In a big-table different master data is mixed up each with its own history. If bitemoral history is required for each master data category, then happy maintenance of data quality debts.
Rigid grain limits ad-hoc questions
Big-tables are stuck at the grain you pick on day one—say, ‘order-line-item.’ If you later need daily visitor-level funnels, you must re-aggregate every query or remake the table. With star schemas, you can flexibly roll up facts along any dimension hierarchy—date, month, quarter—without rebuilding your model.
Maintenance turns into big deployments
Because logic and data are bundled, even a minor model tweak can mean backfilling or reloading the whole table. This prolongs pipeline runtimes and increases risk. In contrast, a star schema lets you surgically update a dimension or fact, isolating changes and minimizing downtime.

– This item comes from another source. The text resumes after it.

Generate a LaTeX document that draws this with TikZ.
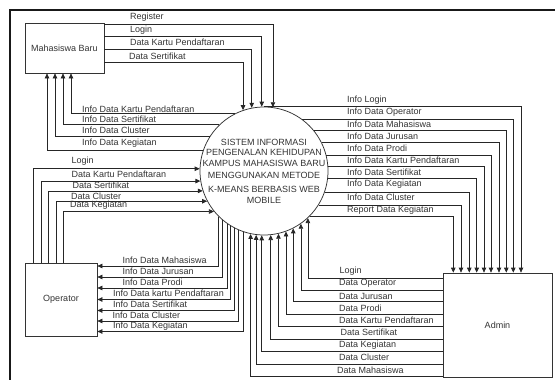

Still not convinced that big-table model is bad for reporting?
Still not convinced? Go hands-on and try building a dashboard in PowerBI, Tableau, or Apache Superset with a big-table. Apply filtering, drill-down, and drill-through. You’ll quickly realize the pain: complexity shifts into the reporting tool, performance drops, and clarity suffers. A big-table works for some use cases—like machine learning—but not for most reporting scenarios.
If you value simple, scalable, trustworthy reports—ditch the one-table myth. This also applies to the gold layer in a lakehouse, not just for classical DWH.